J'y ai déjà songé, bien entendu, mais mon instinct me dit clairement que cet homme est fiable. Seulement, ça, je ne peux pas l'expliquer à Claudius.
Le soir, pendant le repas, une rumeur circule. Un match d'inche sera organisé le lendemain sur la plage.
Ces rassemblements pouvant mettre en péril la sécurité de tous, les Oreilles coupées essaient de garder la nouvelle secrète le plus longtemps possible. Les gars se réunissent par petits groupes pour mettre au point des stratégies. Je ne pense pas que les matchs opposent des clans car je ne vois pas qui pourrait faire le poids contre les Sangliers, qui regroupent les spécimens les plus impressionnants de la communauté. Je décide de retourner voir Affre. Claudius m'interroge du regard. Je le rassure d'un geste: ce n'est pas ce soir que je vais tout déballer à mon nouvel ami.
- Bonsoir, Affre.
- Bonsoir, Méto. Tu veux que je te parle de la chasse à l'enfant déclenchée par ton ami Marcus? Sache qu'ici ces alertes sont prises très au sérieux. La Maison a plusieurs fois élaboré de savants scénarios qui utilisaient des Petits échappés ou naufragés. La confiance qu'on leur a accordée alors a causé de nombreuses pertes. Maintenant, on se méfie... Un autre problème, peut-être?
- J'ai un copain qui dort très mal. Il doit s'être accoutumé aux somnifères de la Maison. À cause de cela, il est très...
- N'en fais pas trop.
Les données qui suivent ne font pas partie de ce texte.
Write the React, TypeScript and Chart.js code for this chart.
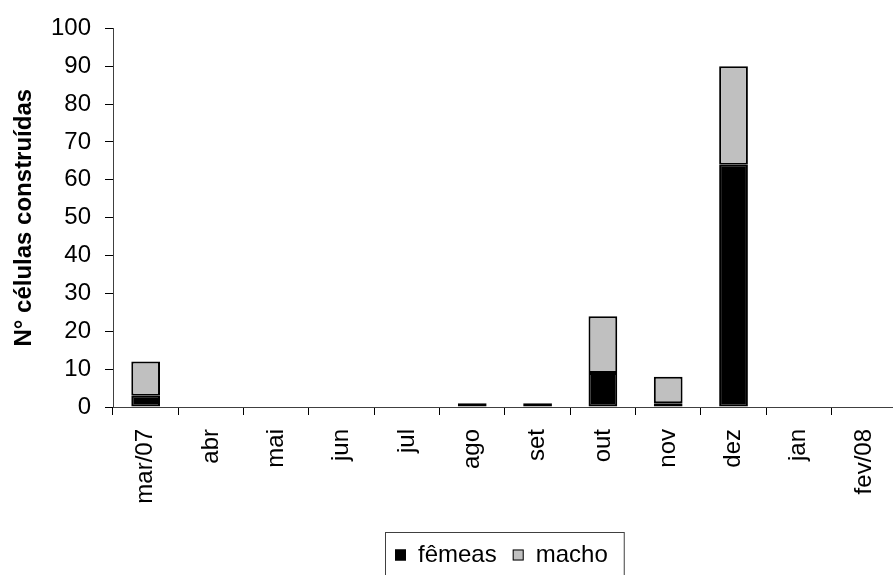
import React, { useEffect, useRef } from 'react';
import { Chart, registerables } from 'chart.js';

Chart.register(...registerables);

const categories = ['mar/07', 'abr', 'mai', 'jun', 'jul', 'ago', 'set', 'out', 'nov', 'dez', 'jan', 'fev/08'];
const femeas = [3, 0, 0, 0, 0, 1, 1, 9, 1, 64, 0, 0];
const macho = [9, 0, 0, 0, 0, 0, 0, 15, 7, 26, 0, 0];
const seriesNames = ['fêmeas', 'macho'];
const yTitle = 'N° células construídas';

const FONT = '"Liberation Sans", Arial, sans-serif';

const boxLegend = {
  id: 'boxLegend',
  afterDraw(chart: any) {
    const ctx = chart.ctx;
    ctx.save();
    ctx.font = `24px ${FONT}`;
    const boxX = 385;
    const boxY = 532;
    const sq = 11;
    const cy = 555;
    let x = boxX + 10;
    const widths: number[] = [];
    chart.data.datasets.forEach((ds: any) => widths.push(ctx.measureText(ds.label).width));
    let total = 10;
    widths.forEach((w) => {
      total += sq + 12 + w + 16;
    });
    ctx.strokeStyle = '#404040';
    ctx.lineWidth = 1;
    ctx.strokeRect(boxX + 0.5, boxY + 0.5, total, 80);
    chart.data.datasets.forEach((ds: any, i: number) => {
      ctx.fillStyle = ds.backgroundColor;
      ctx.fillRect(x, cy - sq / 2, sq, sq);
      ctx.strokeStyle = '#000';
      ctx.lineWidth = 1;
      ctx.strokeRect(x + 0.5, cy - sq / 2 + 0.5, sq - 1, sq - 1);
      x += sq + 12;
      ctx.fillStyle = '#000';
      ctx.textBaseline = 'middle';
      ctx.textAlign = 'left';
      ctx.fillText(ds.label, x, cy);
      x += widths[i] + 16;
    });
    ctx.restore();
  },
};

export default function App() {
  const ref = useRef<HTMLCanvasElement>(null);
  useEffect(() => {
    if (!ref.current) return;
    const chart = new Chart(ref.current, {
      type: 'bar',
      data: {
        labels: categories,
        datasets: [
          {
            label: seriesNames[0],
            data: femeas,
            backgroundColor: '#000000',
            borderColor: '#000000',
            borderWidth: 2,
            borderSkipped: false,
            barPercentage: 0.44,
            categoryPercentage: 1,
          },
          {
            label: seriesNames[1],
            data: macho,
            backgroundColor: '#c0c0c0',
            borderColor: '#000000',
            borderWidth: 2,
            borderSkipped: false,
            barPercentage: 0.44,
            categoryPercentage: 1,
          },
        ],
      },
      options: {
        responsive: false,
        animation: false,
        layout: { padding: { top: 23, right: 1, left: 0, bottom: 0 } },
        plugins: { legend: { display: false }, tooltip: { enabled: false } },
        scales: {
          x: {
            stacked: true,
            grid: { drawOnChartArea: false, drawTicks: true, tickLength: 8, color: '#000', offset: true },
            border: { color: '#404040', width: 1 },
            ticks: {
              color: '#000',
              font: { family: FONT, size: 24 },
              maxRotation: 90,
              minRotation: 90,
              padding: 14,
              autoSkip: false,
            },
            afterFit: (s: any) => {
              s.height = 168;
            },
          },
          y: {
            stacked: true,
            min: 0,
            max: 100,
            grid: { drawOnChartArea: false, drawTicks: true, tickLength: 8, color: '#000' },
            border: { color: '#404040', width: 1 },
            ticks: {
              stepSize: 10,
              color: '#000',
              font: { family: FONT, size: 24 },
              padding: 14,
            },
            title: {
              display: true,
              text: yTitle,
              color: '#000',
              font: { family: FONT, size: 24, weight: 'bold' },
              padding: { top: 10, bottom: 0 },
            },
            afterFit: (s: any) => {
              s.width = 113;
            },
          },
        },
      },
      plugins: [boxLegend],
    });
    return () => chart.destroy();
  }, []);
  return (
    <div style={{ position: 'fixed', left: 0, top: 0, width: 907, height: 575, background: '#fff' }}>
      <canvas ref={ref} width={907} height={575} style={{ display: 'block' }} />
    </div>
  );
}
Dis simplement que tu as besoin que ton ami dorme.
- Plus précisément, c'est lui qui a besoin de dormir...
- Je crois que c'est un peu la même chose. Le seul endroit où on peut en trouver, c'est dans l'Entre-deux...
- J'y suis allé quand on m'a cru mort, on y soigne les blessés graves mais je sais qu'il s'agit d'un endroit sacré et interdit. On ne doit pas parler de celui qui... Alors j'imagine qu'on ne peut pas lui demander non plus de la poudre pour mon ami.
- En effet, tu devras trouver une autre solution.
- Bonne nuit, Affre.
- À demain, Méto.
Je suis énervé car ce "vieux" ne m'est d'aucun secours. Je vais devoir me débrouiller tout seul. J'ai entendu dire que la porte de l'Entre-deux ne comporte pas de serrure. Que la terreur et le respect qu'inspire cet endroit maintiennent tous les gars à distance. Mais moi, je sais qu'il n'y a rien de magique là-dessous, je l'ai déjà vu, celui qu'ils appellent le Chamane, et je ne suis pas mort pour autant. Je décide d'aller me coucher plus tôt car je dois rattraper ma courte nuit. Toutèche nous a dit qu'il se débrouillerait tout seul. Octavius me rejoint en courant.